■ Given task
Your copy of the material must match it exactly, except that pictures are dropped.

>> Begin Stored data

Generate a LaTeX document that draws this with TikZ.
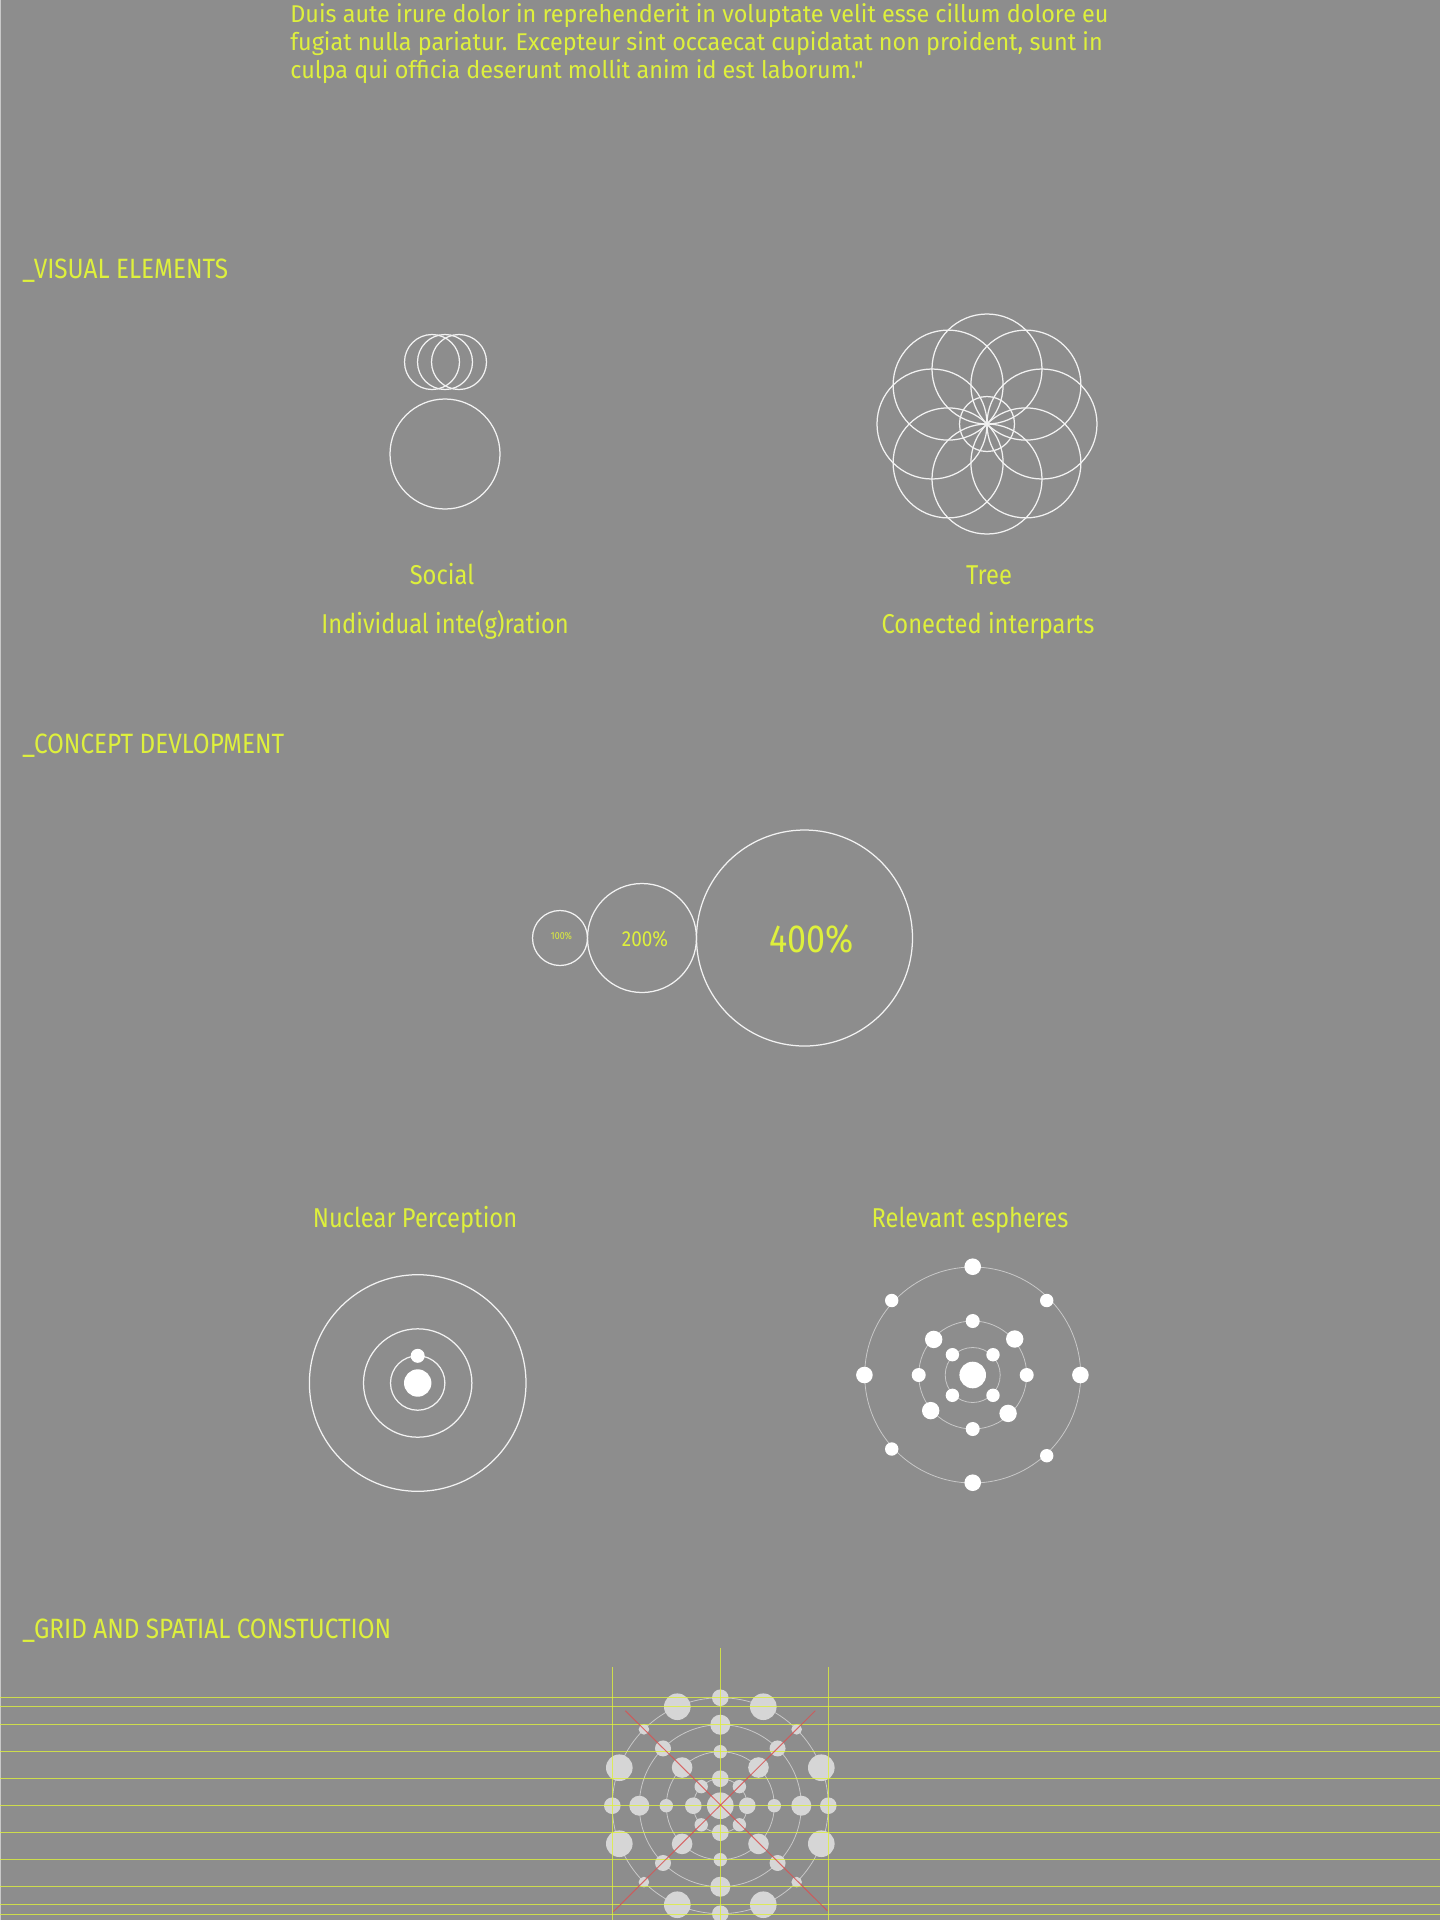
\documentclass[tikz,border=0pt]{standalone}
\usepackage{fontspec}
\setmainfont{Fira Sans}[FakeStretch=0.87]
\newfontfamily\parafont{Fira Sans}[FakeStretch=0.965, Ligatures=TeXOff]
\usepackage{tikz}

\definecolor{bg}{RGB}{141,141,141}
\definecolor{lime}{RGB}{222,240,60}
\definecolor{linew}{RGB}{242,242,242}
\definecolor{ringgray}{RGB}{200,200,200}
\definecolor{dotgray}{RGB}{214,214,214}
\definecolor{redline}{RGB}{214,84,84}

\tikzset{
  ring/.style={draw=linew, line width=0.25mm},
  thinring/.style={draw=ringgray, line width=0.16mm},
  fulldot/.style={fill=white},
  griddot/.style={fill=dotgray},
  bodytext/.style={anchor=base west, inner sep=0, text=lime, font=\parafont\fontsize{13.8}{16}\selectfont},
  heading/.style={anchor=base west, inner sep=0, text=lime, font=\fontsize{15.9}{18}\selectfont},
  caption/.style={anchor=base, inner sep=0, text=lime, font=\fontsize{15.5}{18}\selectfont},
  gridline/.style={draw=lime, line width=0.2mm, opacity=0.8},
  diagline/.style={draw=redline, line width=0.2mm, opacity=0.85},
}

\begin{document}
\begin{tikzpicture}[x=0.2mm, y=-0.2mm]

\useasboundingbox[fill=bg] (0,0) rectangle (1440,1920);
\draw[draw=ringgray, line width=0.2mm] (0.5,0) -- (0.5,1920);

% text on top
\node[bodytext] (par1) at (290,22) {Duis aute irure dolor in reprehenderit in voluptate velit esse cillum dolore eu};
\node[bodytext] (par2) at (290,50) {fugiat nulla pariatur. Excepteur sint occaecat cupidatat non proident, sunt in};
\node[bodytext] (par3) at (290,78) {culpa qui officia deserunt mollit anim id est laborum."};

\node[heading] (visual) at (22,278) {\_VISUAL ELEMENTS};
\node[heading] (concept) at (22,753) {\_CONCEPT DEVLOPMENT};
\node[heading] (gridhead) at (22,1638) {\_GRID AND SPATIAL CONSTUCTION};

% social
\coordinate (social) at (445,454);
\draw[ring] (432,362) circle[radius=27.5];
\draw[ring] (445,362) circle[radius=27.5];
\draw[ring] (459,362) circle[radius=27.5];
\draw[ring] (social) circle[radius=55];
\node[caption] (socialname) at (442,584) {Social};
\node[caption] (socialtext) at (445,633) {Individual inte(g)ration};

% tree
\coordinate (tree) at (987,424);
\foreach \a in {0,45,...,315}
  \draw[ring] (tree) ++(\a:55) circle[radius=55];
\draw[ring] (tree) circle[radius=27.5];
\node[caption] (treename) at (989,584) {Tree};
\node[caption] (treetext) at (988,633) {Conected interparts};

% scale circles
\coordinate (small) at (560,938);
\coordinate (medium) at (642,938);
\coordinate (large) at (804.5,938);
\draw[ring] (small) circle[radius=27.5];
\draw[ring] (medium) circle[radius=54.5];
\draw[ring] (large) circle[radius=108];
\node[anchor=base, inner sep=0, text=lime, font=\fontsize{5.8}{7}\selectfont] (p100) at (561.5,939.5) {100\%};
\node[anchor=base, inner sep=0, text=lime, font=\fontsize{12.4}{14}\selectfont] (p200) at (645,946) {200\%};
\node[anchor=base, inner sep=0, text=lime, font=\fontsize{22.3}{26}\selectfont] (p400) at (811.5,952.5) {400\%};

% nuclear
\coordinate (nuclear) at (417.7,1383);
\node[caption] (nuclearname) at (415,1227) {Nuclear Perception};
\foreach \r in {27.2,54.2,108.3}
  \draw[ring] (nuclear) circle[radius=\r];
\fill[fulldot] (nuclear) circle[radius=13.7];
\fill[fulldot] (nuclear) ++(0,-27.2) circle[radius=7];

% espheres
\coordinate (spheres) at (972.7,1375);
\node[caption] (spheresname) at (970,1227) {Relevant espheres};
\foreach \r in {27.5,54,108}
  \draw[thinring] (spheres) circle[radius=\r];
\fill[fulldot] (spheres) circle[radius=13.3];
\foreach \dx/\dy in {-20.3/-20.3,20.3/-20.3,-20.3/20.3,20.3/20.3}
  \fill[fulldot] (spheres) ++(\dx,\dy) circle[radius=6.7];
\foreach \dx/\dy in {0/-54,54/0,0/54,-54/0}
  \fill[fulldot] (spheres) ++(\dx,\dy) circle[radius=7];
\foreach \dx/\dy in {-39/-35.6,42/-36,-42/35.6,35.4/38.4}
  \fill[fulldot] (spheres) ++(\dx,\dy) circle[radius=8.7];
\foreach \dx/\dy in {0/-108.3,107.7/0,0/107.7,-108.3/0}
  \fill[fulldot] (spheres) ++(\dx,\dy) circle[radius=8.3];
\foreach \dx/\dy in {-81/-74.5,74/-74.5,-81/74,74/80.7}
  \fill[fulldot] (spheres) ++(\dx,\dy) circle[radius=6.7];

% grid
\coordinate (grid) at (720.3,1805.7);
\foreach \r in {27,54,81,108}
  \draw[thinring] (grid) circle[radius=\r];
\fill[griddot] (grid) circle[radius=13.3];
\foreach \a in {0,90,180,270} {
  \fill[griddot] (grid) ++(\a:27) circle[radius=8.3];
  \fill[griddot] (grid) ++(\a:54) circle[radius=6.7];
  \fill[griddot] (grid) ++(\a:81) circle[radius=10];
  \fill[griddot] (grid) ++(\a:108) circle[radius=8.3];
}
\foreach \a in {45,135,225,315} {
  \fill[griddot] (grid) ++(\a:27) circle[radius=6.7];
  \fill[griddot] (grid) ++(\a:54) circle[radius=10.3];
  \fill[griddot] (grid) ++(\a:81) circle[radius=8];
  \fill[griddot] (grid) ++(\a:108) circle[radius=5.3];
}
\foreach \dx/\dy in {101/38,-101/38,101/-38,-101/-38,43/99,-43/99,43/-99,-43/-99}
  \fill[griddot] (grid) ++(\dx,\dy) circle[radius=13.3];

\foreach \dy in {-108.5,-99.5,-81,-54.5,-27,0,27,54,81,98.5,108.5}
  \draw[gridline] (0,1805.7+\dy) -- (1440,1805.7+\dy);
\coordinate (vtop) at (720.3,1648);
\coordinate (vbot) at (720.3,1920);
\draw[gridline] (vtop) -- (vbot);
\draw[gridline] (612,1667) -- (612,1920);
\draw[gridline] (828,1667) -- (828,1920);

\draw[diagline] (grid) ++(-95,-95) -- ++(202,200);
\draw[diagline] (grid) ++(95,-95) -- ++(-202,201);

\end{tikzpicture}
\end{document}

>> End Stored data

■ Result of the exercise
Generate a LaTeX document that draws this with TikZ.
\documentclass[tikz,border=0pt]{standalone}
\usepackage{fontspec}
\setmainfont{Fira Sans}[FakeStretch=0.87]
\newfontfamily\parafont{Fira Sans}[FakeStretch=0.965, Ligatures=TeXOff]
\usepackage{tikz}

\definecolor{bg}{RGB}{141,141,141}
\definecolor{lime}{RGB}{222,240,60}
\definecolor{linew}{RGB}{242,242,242}
\definecolor{ringgray}{RGB}{200,200,200}
\definecolor{dotgray}{RGB}{214,214,214}
\definecolor{redline}{RGB}{214,84,84}

\tikzset{
  ring/.style={draw=linew, line width=0.25mm},
  thinring/.style={draw=ringgray, line width=0.16mm},
  fulldot/.style={fill=white},
  griddot/.style={fill=dotgray},
  bodytext/.style={anchor=base west, inner sep=0, text=lime, font=\parafont\fontsize{13.8}{16}\selectfont},
  heading/.style={anchor=base west, inner sep=0, text=lime, font=\fontsize{15.9}{18}\selectfont},
  caption/.style={anchor=base, inner sep=0, text=lime, font=\fontsize{15.5}{18}\selectfont},
  gridline/.style={draw=lime, line width=0.2mm, opacity=0.8},
  diagline/.style={draw=redline, line width=0.2mm, opacity=0.85},
}

\begin{document}
\begin{tikzpicture}[x=0.2mm, y=-0.2mm]

\useasboundingbox[fill=bg] (0,0) rectangle (1440,1920);
\draw[draw=ringgray, line width=0.2mm] (0.5,0) -- (0.5,1920);

% text on top
\node[bodytext] (par1) at (290,22) {Duis aute irure dolor in reprehenderit in voluptate velit esse cillum dolore eu};
\node[bodytext] (par2) at (290,50) {fugiat nulla pariatur. Excepteur sint occaecat cupidatat non proident, sunt in};
\node[bodytext] (par3) at (290,78) {culpa qui officia deserunt mollit anim id est laborum."};

\node[heading] (visual) at (22,278) {\_VISUAL ELEMENTS};
\node[heading] (concept) at (22,753) {\_CONCEPT DEVLOPMENT};
\node[heading] (gridhead) at (22,1638) {\_GRID AND SPATIAL CONSTUCTION};

% social
\coordinate (social) at (445,454);
\draw[ring] (432,362) circle[radius=27.5];
\draw[ring] (445,362) circle[radius=27.5];
\draw[ring] (459,362) circle[radius=27.5];
\draw[ring] (social) circle[radius=55];
\node[caption] (socialname) at (442,584) {Social};
\node[caption] (socialtext) at (445,633) {Individual inte(g)ration};

% tree
\coordinate (tree) at (987,424);
\foreach \a in {0,45,...,315}
  \draw[ring] (tree) ++(\a:55) circle[radius=55];
\draw[ring] (tree) circle[radius=27.5];
\node[caption] (treename) at (989,584) {Tree};
\node[caption] (treetext) at (988,633) {Conected interparts};

% scale circles
\coordinate (small) at (560,938);
\coordinate (medium) at (642,938);
\coordinate (large) at (804.5,938);
\draw[ring] (small) circle[radius=27.5];
\draw[ring] (medium) circle[radius=54.5];
\draw[ring] (large) circle[radius=108];
\node[anchor=base, inner sep=0, text=lime, font=\fontsize{5.8}{7}\selectfont] (p100) at (561.5,939.5) {100\%};
\node[anchor=base, inner sep=0, text=lime, font=\fontsize{12.4}{14}\selectfont] (p200) at (645,946) {200\%};
\node[anchor=base, inner sep=0, text=lime, font=\fontsize{22.3}{26}\selectfont] (p400) at (811.5,952.5) {400\%};

% nuclear
\coordinate (nuclear) at (417.7,1383);
\node[caption] (nuclearname) at (415,1227) {Nuclear Perception};
\foreach \r in {27.2,54.2,108.3}
  \draw[ring] (nuclear) circle[radius=\r];
\fill[fulldot] (nuclear) circle[radius=13.7];
\fill[fulldot] (nuclear) ++(0,-27.2) circle[radius=7];

% espheres
\coordinate (spheres) at (972.7,1375);
\node[caption] (spheresname) at (970,1227) {Relevant espheres};
\foreach \r in {27.5,54,108}
  \draw[thinring] (spheres) circle[radius=\r];
\fill[fulldot] (spheres) circle[radius=13.3];
\foreach \dx/\dy in {-20.3/-20.3,20.3/-20.3,-20.3/20.3,20.3/20.3}
  \fill[fulldot] (spheres) ++(\dx,\dy) circle[radius=6.7];
\foreach \dx/\dy in {0/-54,54/0,0/54,-54/0}
  \fill[fulldot] (spheres) ++(\dx,\dy) circle[radius=7];
\foreach \dx/\dy in {-39/-35.6,42/-36,-42/35.6,35.4/38.4}
  \fill[fulldot] (spheres) ++(\dx,\dy) circle[radius=8.7];
\foreach \dx/\dy in {0/-108.3,107.7/0,0/107.7,-108.3/0}
  \fill[fulldot] (spheres) ++(\dx,\dy) circle[radius=8.3];
\foreach \dx/\dy in {-81/-74.5,74/-74.5,-81/74,74/80.7}
  \fill[fulldot] (spheres) ++(\dx,\dy) circle[radius=6.7];

% grid
\coordinate (grid) at (720.3,1805.7);
\foreach \r in {27,54,81,108}
  \draw[thinring] (grid) circle[radius=\r];
\fill[griddot] (grid) circle[radius=13.3];
\foreach \a in {0,90,180,270} {
  \fill[griddot] (grid) ++(\a:27) circle[radius=8.3];
  \fill[griddot] (grid) ++(\a:54) circle[radius=6.7];
  \fill[griddot] (grid) ++(\a:81) circle[radius=10];
  \fill[griddot] (grid) ++(\a:108) circle[radius=8.3];
}
\foreach \a in {45,135,225,315} {
  \fill[griddot] (grid) ++(\a:27) circle[radius=6.7];
  \fill[griddot] (grid) ++(\a:54) circle[radius=10.3];
  \fill[griddot] (grid) ++(\a:81) circle[radius=8];
  \fill[griddot] (grid) ++(\a:108) circle[radius=5.3];
}
\foreach \dx/\dy in {101/38,-101/38,101/-38,-101/-38,43/99,-43/99,43/-99,-43/-99}
  \fill[griddot] (grid) ++(\dx,\dy) circle[radius=13.3];

\foreach \dy in {-108.5,-99.5,-81,-54.5,-27,0,27,54,81,98.5,108.5}
  \draw[gridline] (0,1805.7+\dy) -- (1440,1805.7+\dy);
\coordinate (vtop) at (720.3,1648);
\coordinate (vbot) at (720.3,1920);
\draw[gridline] (vtop) -- (vbot);
\draw[gridline] (612,1667) -- (612,1920);
\draw[gridline] (828,1667) -- (828,1920);

\draw[diagline] (grid) ++(-95,-95) -- ++(202,200);
\draw[diagline] (grid) ++(95,-95) -- ++(-202,201);

\end{tikzpicture}
\end{document}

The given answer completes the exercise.